Separate Lives

Separate Lives

What can you tell our readers to whet their appetite about your new book Separate Lives?

If your readers would like to ‘try before they buy’, they can read the first chapter at www.random-on-sea.co.uk — and hopefully they’ll decide they’ll want more! However, in a sentence, Separate Lives is a modern ‘love triangle’ told from three different first person perspectives.

Where did your inspiration come from for the novel?

I was partly inspired by the town where I live on the south coast, which is the model for the book’s ‘Random-on-Sea’, and partly by my own experience of moving out of London with my family to live ‘a different kind of life’—however, the rest is pure fiction!

You have written a memoir about divorce and now about infidelity, so what makes you want to write about relationship dissolution?

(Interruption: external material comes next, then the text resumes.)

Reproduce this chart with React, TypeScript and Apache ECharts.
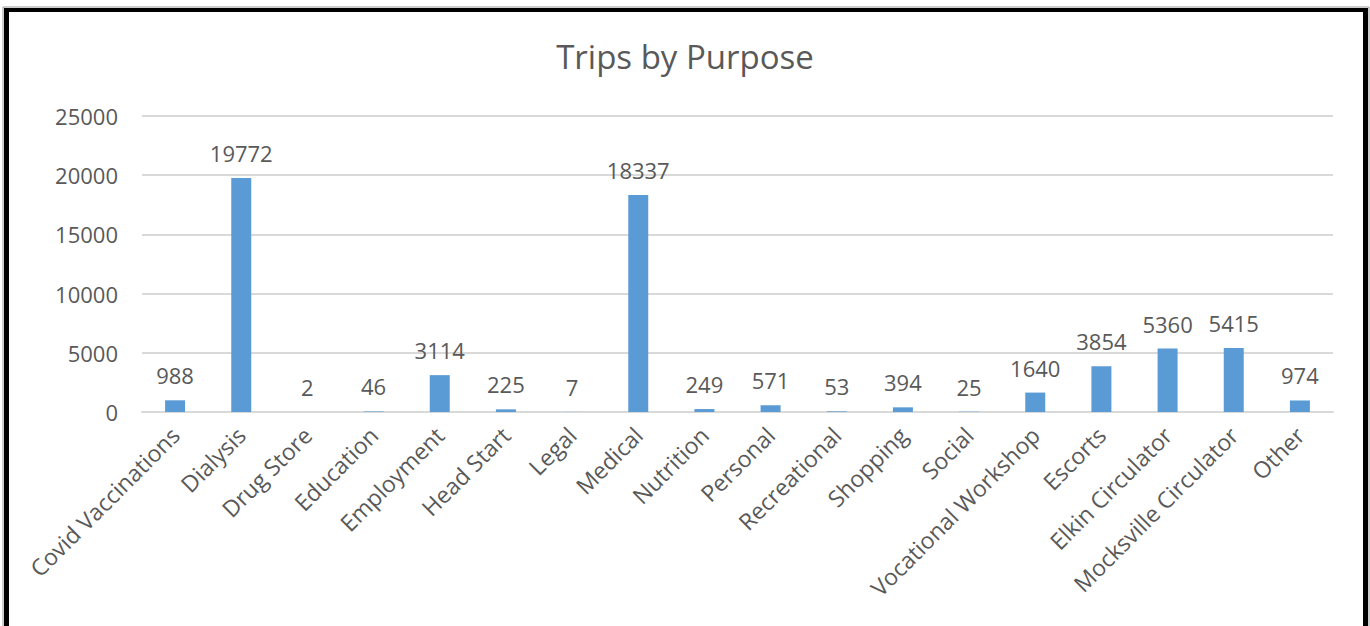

Like most people, I’m very interested in modern relationships— friends, extended families, partners, children—and obviously in fictional terms it’s a very rich seam to mine and always has been.

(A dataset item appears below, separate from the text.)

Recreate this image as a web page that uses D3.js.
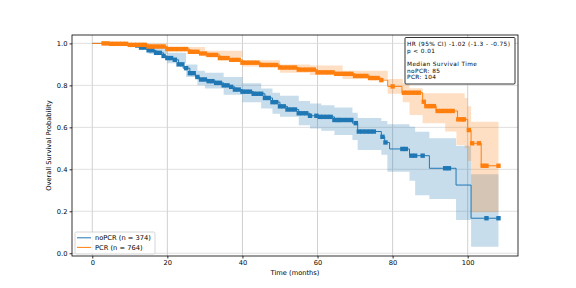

How much has your career in journalism aided your own writing?

When I started writing Separate Lives it didn’t take long to discover that writing journalism and writing fiction are very different disciplines. Having said that, nearly 30 years of writing anything at all is going to stand you in good stead if you decide to write a novel—and, like most journalists, once I get in the ‘zone’ I’m a fast writer.

You have written for numerous international publications, so how does this compare to novel writing?

I’m quite (OK, very!) impatient, so I love the buzz of journalism: getting the commission, doing the research, meeting the deadline and then seeing it in print soon afterwards. Writing fiction is different. I didn’t tell many people that I was writing a novel until I was about halfway through, so I had to manufacture my own ‘buzz’ and a deadline!

Who are your favourite authors?

This is such a hard one to answer because there are so many! I like a lot of American fiction, particularly Anne Tyler and Richard Ford, and I just finished Chad Harbach’s The Art of Fielding (despite not having the faintest idea about baseball!), while my favourite novel of the last couple of years was probably Curtis Sittenfeld’s The American Wife. However, aside from Jane Austen who has permanent place on the bedside table, the book I return to every few years is Daphne Du Maurier’s Rebecca—it’s just a perfect piece of storytelling; an emotional thriller.

What advice can you give to aspiring writers who want to tackle the troubles of everyday life?

The cliché ‘write about what you know’ holds true. People will believe in your characters if their voices feel authentic— and while that doesn’t necessarily mean making their voices your voice, it does mean rooting them in reality. Obviously if you want to write sci-fi thrillers, none of that applies!

What was your writing background before journalism?

I’ve always written. As a kid in the 1970s it was diaries, short stories and poems (typical only child!) and I wrote my first ‘novella’ when I was about eight or nine. I mashed-up two of my favourite genres (pony books and ballet books) and the heroine had to choose between competing in the gymkhana or committing to the barre!

When did you decide to branch out from journalism to novel writing?

About two years ago I left my job at the Observer (where I had been on staff as a columnist, feature writer and critic for 15 years) to go freelance. Without the pressure of weekly deadlines I knew that I probably had the space and time to have a serious crack at writing a novel.

Have you another book in store for us in future?

Yes! I’m working on the follow-up to Separate Lives at the moment. If all goes according to plan, it will be out next year.